Ce documentaire très poétique, tourné entre le château anglais où vit Ebrahim Golestan tel le Shah d’Iran avec sa femme et le logement plutôt modeste de Godard sur les rives du Lac Léman vaut la peine d’être vu. Produit par Arte France et financé entre autre par des fonds Suisse ou comme Godard dit joliment : “Il y a l’art et les gens, l’argent…”, ce documentaire marque un tournant, un changement d’époque car Godard n’est plu. Pour les jeunes d’aujourd’hui, à part qu’ils soient Godardiens et connaissent toute son oeuvre, il est difficile de comprendre ce que signifie le décès du Dieu des cinéastes français – bien qu’il ait été franco-suisse, c’est en France qu’il a connu ses plus grands succès.
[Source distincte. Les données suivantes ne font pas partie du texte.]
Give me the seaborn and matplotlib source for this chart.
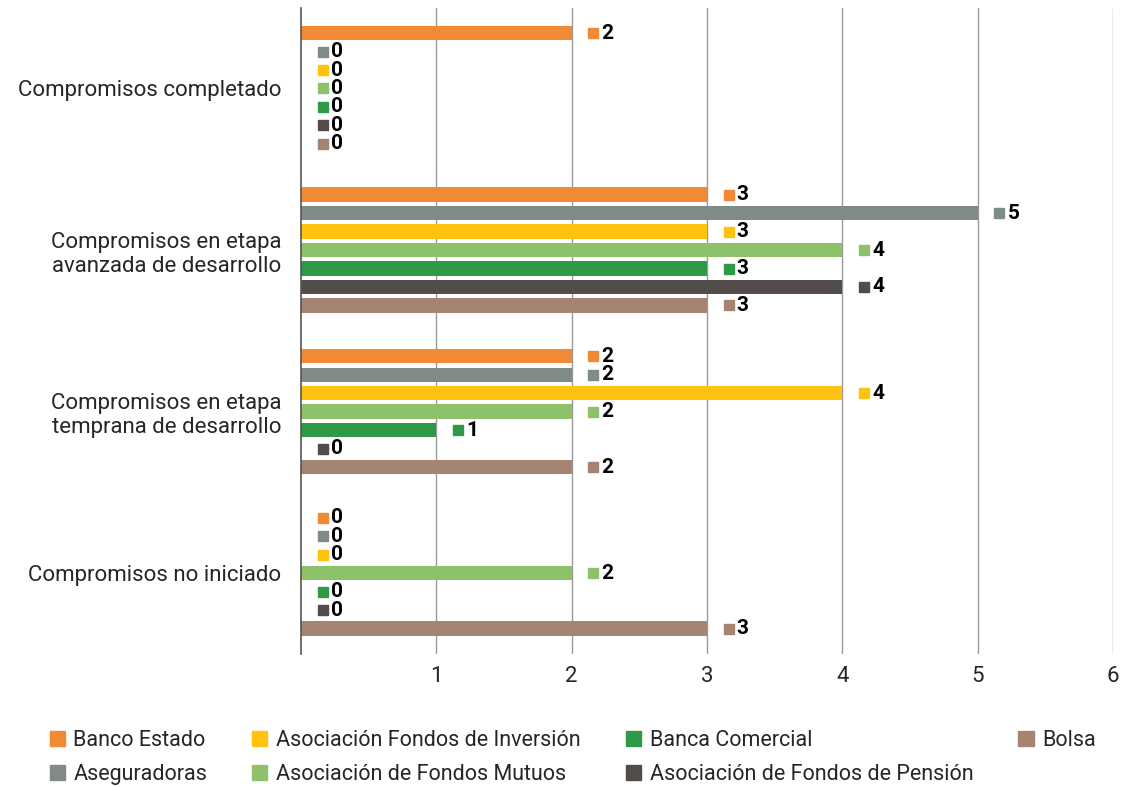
import pandas as pd
import matplotlib.pyplot as plt
import seaborn as sns

# ============================================================
# Data
# ============================================================

categories = [
    "Compromisos completado",
    "Compromisos en etapa\navanzada de desarrollo",
    "Compromisos en etapa\ntemprana de desarrollo",
    "Compromisos no iniciado",
]

series = [
    "Banco Estado",
    "Aseguradoras",
    "Asociación Fondos de Inversión",
    "Asociación de Fondos Mutuos",
    "Banca Comercial",
    "Asociación de Fondos de Pensión",
    "Bolsa",
]

banco_estado = [2, 3, 2, 0]
aseguradoras = [0, 5, 2, 0]
fondos_inversion = [0, 3, 4, 0]
fondos_mutuos = [0, 4, 2, 2]
banca_comercial = [0, 3, 1, 0]
fondos_pension = [0, 4, 0, 0]
bolsa = [0, 3, 2, 3]

colors = ["#F28A35", "#7F8C85", "#FFC20E", "#8DC26A", "#2E9A47", "#524C4A", "#A58472"]

values = [banco_estado, aseguradoras, fondos_inversion, fondos_mutuos,
          banca_comercial, fondos_pension, bolsa]

rows = []
for name, vals in zip(series, values):
    for cat, v in zip(categories, vals):
        rows.append({"categoria": cat, "serie": name, "valor": v})
df = pd.DataFrame(rows)

# ============================================================
# Plot
# ============================================================

sns.set_style("white")
plt.rcParams["font.family"] = ["Roboto", "DejaVu Sans"]

fig = plt.figure(figsize=(11.21, 7.87), dpi=100)
ax = fig.add_axes([0.2685, 0.169, 0.7244, 0.8212])

sns.barplot(
    data=df, y="categoria", x="valor", hue="serie",
    order=categories, hue_order=series, palette=colors,
    orient="h", width=0.8, gap=0.22, errorbar=None,
    saturation=1, legend=False, linewidth=0, ax=ax,
)

# data labels: small coloured square plus bold value
for cont, col in zip(ax.containers, colors):
    for bar in cont:
        v = bar.get_width()
        yc = bar.get_y() + bar.get_height() / 2
        ax.plot(v + 0.16, yc, marker="s", markersize=6.5, color=col,
                linestyle="none", clip_on=False)
        ax.text(v + 0.22, yc, f"{v:.0f}", va="center", ha="left",
                fontsize=15, fontweight="bold", color="black")

ax.set_ylim(len(categories) - 0.5, -0.5)
ax.set_xlim(0, 6)
ax.set_xticks([1, 2, 3, 4, 5, 6])
ax.xaxis.grid(True, color="#9a9a9a", linewidth=1)
ax.set_axisbelow(True)
ax.set_xlabel("")
ax.set_ylabel("")
for side in ["top", "right", "bottom"]:
    ax.spines[side].set_visible(False)
ax.spines["left"].set_color("#555555")
ax.spines["left"].set_linewidth(1.2)
ax.tick_params(axis="y", length=0, pad=14, labelsize=16)
ax.tick_params(axis="x", length=0, pad=9, labelsize=16)

# legend
handles = [plt.Rectangle((0, 0), 1, 1, color=c) for c in colors]
fig.legend(
    handles, series, ncol=4, loc="lower left",
    bbox_to_anchor=(0.027, -0.022), frameon=False, fontsize=15.5,
    handlelength=0.7, handleheight=0.7, handletextpad=0.4,
    columnspacing=2.1, labelspacing=0.6,
)

plt.savefig("out.png", dpi=100)
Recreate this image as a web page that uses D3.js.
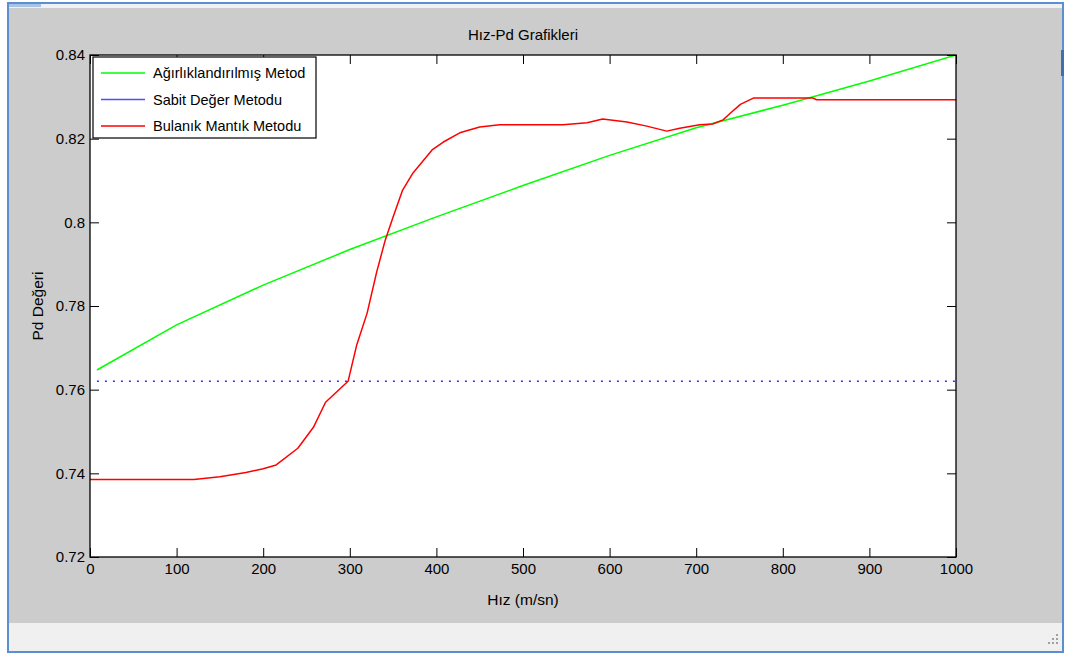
<!DOCTYPE html>
<html>
<head>
<meta charset="utf-8">
<script src="https://cdn.jsdelivr.net/npm/d3@7"></script>
<style>
  html, body { margin: 0; padding: 0; background: #ffffff; }
  svg { display: block; font-family: "Liberation Sans", Arial, sans-serif; }
</style>
</head>
<body>
<svg id="chart" width="1070" height="655"></svg>
<script>
// Hız-Pd curves for the three methods
const title = "Hız-Pd Grafikleri";
const xLabel = "Hız (m/sn)";
const yLabel = "Pd Değeri";
const seriesNames = ["Ağırlıklandırılmış Metod", "Sabit Değer Metodu", "Bulanık Mantık Metodu"];
const seriesColors = ["#00ff00", "#0000ff", "#ff0000"];

const xTicks = [0, 100, 200, 300, 400, 500, 600, 700, 800, 900, 1000];
const yTicks = [0.72, 0.74, 0.76, 0.78, 0.8, 0.82, 0.84];

// Ağırlıklandırılmış Metod
const greenX = [8, 100, 200, 300, 400, 500, 600, 700, 800, 900, 1000];
const greenY = [0.7647, 0.7755, 0.785, 0.7935, 0.8013, 0.8088, 0.8160, 0.8226, 0.8280, 0.8338, 0.840];

// Sabit Değer Metodu
const blueX = [8, 1000];
const blueY = [0.762, 0.762];

// Bulanık Mantık Metodu
const redX = [0, 120, 150, 180, 200, 215, 240, 258, 272, 298, 308, 320, 331, 341, 350, 361, 373, 395, 408, 427, 450, 473, 546, 574, 592, 620, 643, 666, 681, 704, 719, 731, 739, 751, 766, 835, 839, 1000];
const redY = [0.7385, 0.7385, 0.7392, 0.7402, 0.7411, 0.7420, 0.7460, 0.7510, 0.7570, 0.7620, 0.7707, 0.7783, 0.7881, 0.7958, 0.8013, 0.8077, 0.8118, 0.8173, 0.8192, 0.8214, 0.8228, 0.8233, 0.8233, 0.8238, 0.8247, 0.8240, 0.8230, 0.8218, 0.8225, 0.8233, 0.8235, 0.8245, 0.8260, 0.8282, 0.8297, 0.8297, 0.8293, 0.8293];

const svg = d3.select("#chart");

// Window frame
svg.append("rect").attr("x", 0).attr("y", 0).attr("width", 1070).attr("height", 655).attr("fill", "#ffffff");
svg.append("rect").attr("x", 8).attr("y", 3).attr("width", 1055).attr("height", 649)
  .attr("fill", "#cccccc").attr("stroke", "#5b8fd0").attr("stroke-width", 2);
svg.append("rect").attr("x", 9).attr("y", 4).attr("width", 1053).attr("height", 4).attr("fill", "#eef1f5");
svg.append("rect").attr("x", 9).attr("y", 4).attr("width", 32).attr("height", 3).attr("fill", "#a9c3e6");
svg.append("rect").attr("x", 9).attr("y", 623).attr("width", 1053).attr("height", 28).attr("fill", "#f0f0f0");
svg.append("rect").attr("x", 1061).attr("y", 50).attr("width", 3).attr("height", 26).attr("fill", "#3f6fae");
// resize grip
[[1056, 634], [1052, 638], [1056, 638], [1048, 642], [1052, 642], [1056, 642]].forEach(([gx, gy]) => {
  svg.append("rect").attr("x", gx).attr("y", gy).attr("width", 2).attr("height", 2).attr("fill", "#a0a0a0");
});

const m = { left: 90, right: 956, top: 55, bottom: 557 };
const x = d3.scaleLinear().domain([0, 1000]).range([m.left, m.right]);
const y = d3.scaleLinear().domain([0.72, 0.84]).range([m.bottom, m.top]);

// Axes background
svg.append("rect").attr("x", m.left).attr("y", m.top)
  .attr("width", m.right - m.left).attr("height", m.bottom - m.top).attr("fill", "#ffffff");

svg.append("clipPath").attr("id", "plotclip").append("rect")
  .attr("x", m.left).attr("y", m.top).attr("width", m.right - m.left).attr("height", m.bottom - m.top);

const plot = svg.append("g").attr("clip-path", "url(#plotclip)");
const line = d3.line().x(d => x(d[0])).y(d => y(d[1]));

const green = greenX.map((v, i) => [v, greenY[i]]);
const blue = blueX.map((v, i) => [v, blueY[i]]);
const red = redX.map((v, i) => [v, redY[i]]);

plot.append("path").datum(green).attr("d", line).attr("fill", "none")
  .attr("stroke", seriesColors[0]).attr("stroke-width", 1.5);
plot.append("path").datum(blue).attr("d", line).attr("fill", "none")
  .attr("stroke", "#3333ff").attr("stroke-width", 1.5).attr("stroke-dasharray", "2,6");
plot.append("path").datum(red).attr("d", line).attr("fill", "none")
  .attr("stroke", seriesColors[2]).attr("stroke-width", 1.5).attr("stroke-linejoin", "round");

// Axes with inward ticks on all four sides
const tickLen = 9;
const fmtTick = d => String(+d.toFixed(2));
const axB = svg.append("g").attr("transform", `translate(0,${m.bottom})`)
  .call(d3.axisBottom(x).tickValues(xTicks).tickSizeInner(-tickLen).tickSizeOuter(0).tickPadding(5).tickFormat(fmtTick));
const axT = svg.append("g").attr("transform", `translate(0,${m.top})`)
  .call(d3.axisTop(x).tickValues(xTicks).tickSizeInner(-tickLen).tickSizeOuter(0).tickFormat(""));
const axL = svg.append("g").attr("transform", `translate(${m.left},0)`)
  .call(d3.axisLeft(y).tickValues(yTicks).tickSizeInner(-tickLen).tickSizeOuter(0).tickPadding(5).tickFormat(fmtTick));
const axR = svg.append("g").attr("transform", `translate(${m.right},0)`)
  .call(d3.axisRight(y).tickValues(yTicks).tickSizeInner(-tickLen).tickSizeOuter(0).tickFormat(""));

[axB, axT, axL, axR].forEach(g => {
  g.selectAll(".domain").remove();
  g.selectAll("line").attr("stroke", "#000").attr("stroke-width", 1);
  g.selectAll("text").attr("fill", "#000").attr("font-size", 15)
    .attr("font-family", "'Liberation Sans', Arial, sans-serif");
});
axB.selectAll("text").attr("dy", "0.8em");

// Axes box
svg.append("rect").attr("x", m.left).attr("y", m.top)
  .attr("width", m.right - m.left).attr("height", m.bottom - m.top)
  .attr("fill", "none").attr("stroke", "#000").attr("stroke-width", 1.3);

// Title and axis labels
svg.append("text").attr("x", (m.left + m.right) / 2).attr("y", 40)
  .attr("text-anchor", "middle").attr("font-size", 15).text(title);
svg.append("text").attr("x", (m.left + m.right) / 2).attr("y", 605)
  .attr("text-anchor", "middle").attr("font-size", 15.5).text(xLabel);
svg.append("text").attr("transform", `translate(43,${(m.top + m.bottom) / 2}) rotate(-90)`)
  .attr("text-anchor", "middle").attr("font-size", 15.5).text(yLabel);

// Legend
const lg = svg.append("g").attr("transform", "translate(93,57)");
lg.append("rect").attr("width", 223).attr("height", 81).attr("fill", "#ffffff")
  .attr("stroke", "#000").attr("stroke-width", 1.2);
seriesNames.forEach((name, i) => {
  const ry = 16 + i * 26.5;
  lg.append("line").attr("x1", 8).attr("x2", 52).attr("y1", ry).attr("y2", ry)
    .attr("stroke", i === 1 ? "#4d4dff" : seriesColors[i]).attr("stroke-width", 1.4);
  lg.append("text").attr("x", 60).attr("y", ry).attr("dy", "0.35em")
    .attr("font-size", 14.5).attr("fill", "#000").text(name);
});
</script>
</body>
</html>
L’héritage de Godard ne se résume pas à ses années Nouvelle Vague: «A bout de souffle» (F 1960) ou «Pierrot le fou» (F 1965). En regardant «A vendredi Robinson» (France, Suisse, Liban, Iran | 2022 | 96 min) on comprend à quel point Godard maîtrisait le langage, la langue française surtout. Ses mails à Golestan regorgent de jeux de mots et il envoie des images drôles de lui faisant croire à son interlocuteur iranien qu’il est fou. Golestan plus sérieux et en grand seigneur dans son chateau prend la vie et ses catastrophes avec beaucoup de philosophie. Il trouve lâche l’idée du suicide, de mort volontaire, auquel Godard aura finalement recours.
Accompagné par la musique de Beethoven, de citations d’auteurs variés, comme Heine, Bazin etc. ce film est riche en références littéraires et artistiqueS. Peut-être que Xavier Dolan, cinéaste québécois qui se fiche le plus de Godard – du moins à en croire une remise de prix à Cannes il y a quelques années – devrait voir ce documentaire pour au moins essayer de comprendre l’homme derrière l’oeuvre qui s’y dévoile dans son plus simple appareil, presque sans artifice.